Walter Scheel, who helped shape West Germany's policy of reconciliation with the communist bloc as foreign minister and later served as his country's president, has died. He was 97.
President Joachim Gauck, whose office said Scheel died Wednesday after a long illness, called him "a politician who helped shape the destiny of our country for many years."
"Promoting European unity was particularly close to his heart," Gauck said. "Early on he recognized the importance of a European integration policy for our country."
Born July 8, 1919, in the western city of Solingen, Scheel trained as a bank clerk before being drafted into Nazi Germany's air force during World War II.
After the war, he rose to become a leading figure in the Free Democratic Party, the kingmaker in West German politics.
He served as development minister in the conservative-led governments of Chancellors Konrad Adenauer and Ludwig Erhard before becoming FDP leader in 1968.
Scheel helped open his party to an alliance with the center-left Social Democrats. In 1969, the two went into government together under Willy Brandt, post-war West Germany's first Social Democratic chancellor.
Scheel served as Brandt's foreign minister and deputy for five years. The new government quickly launched a drive for reconciliation with the communist bloc, and talks resulted in treaties normalizing relations with the Soviet Union and Poland.
"Without Walter Scheel and (his long-serving successor) Hans-Dietrich Genscher, there would neither have been such a powerful stimulus for a new 'Ostpolitik,' nor would such a quick and, in foreign policy terms, problem-free reunification process of the two German states have been possible," a later FDP leader, Wolfgang Gerhardt, once said.

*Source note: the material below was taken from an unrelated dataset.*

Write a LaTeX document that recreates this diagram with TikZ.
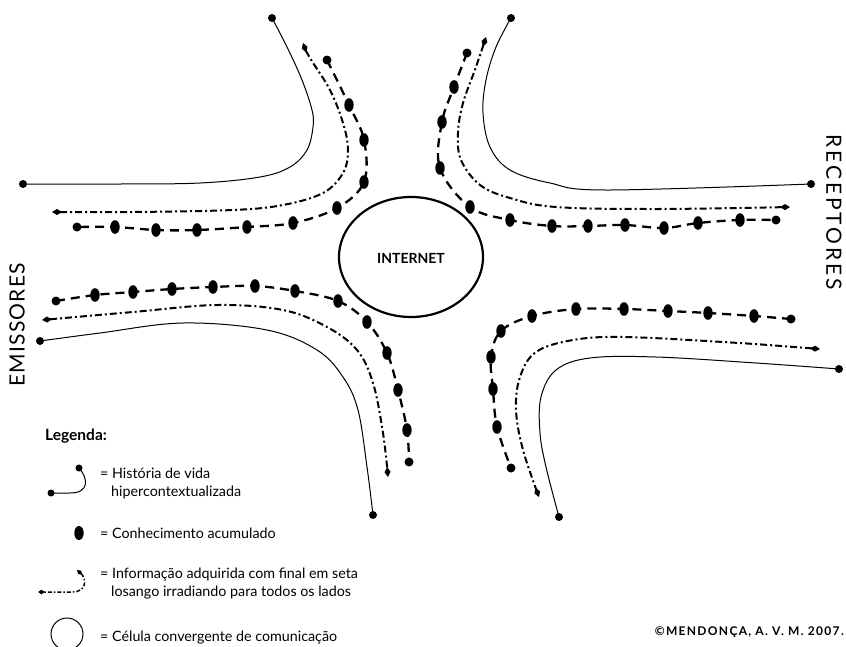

Scheel in 1971 became the first West German foreign minister to visit Israel. During a visit to Beijing the following year, West Germany and communist China agreed to establish formal diplomatic relations.
In 1973, Scheel played a role in trying to mediate a peace deal between Israel and Egypt, before the Yom Kippur War. The protocol of an Israeli cabinet meeting from June 10 tells of how late prime minister Golda Meir reported the following about Scheel's mission.
"German Foreign Minister Walter Scheel returned from Egypt with the impression that Sadat would like to achieve a peaceful settlement without a war. To this we replied: There's no problem, we haven't told a single Arab 'no,' that we aren't interested in meeting."
Scheel briefly served as acting chancellor between Brandt's resignation in May 1974 — triggered by the unmasking of a top aide to Brandt as an East German agent — and Helmut Schmidt's installation as the new chancellor.
Lawmakers later that month elected Scheel as West German president, a job he held for five years. The presidency is a largely ceremonial post, although Scheel in 1976 initially refused — for procedural reasons — to sign a draft law easing restrictions on conscientious objectors to military service.
In 1978 Scheel acknowledged that he had been registered as a member of the Nazi party during the war, but insisted he never applied for membership.
He didn't seek a second term as president and was succeeded in 1979 by Karl Carstens, a center-right Christian Democrat.
Scheel made an unusual turn as an entertainer a few months before becoming president: a recording of the foreign minister and two choirs singing "Hoch auf dem gelben Wagen" ("High on the yellow wagon"). It made it to No. 5 in the West German charts early in 1974.
Scheel is survived by his wife Barbara and several children.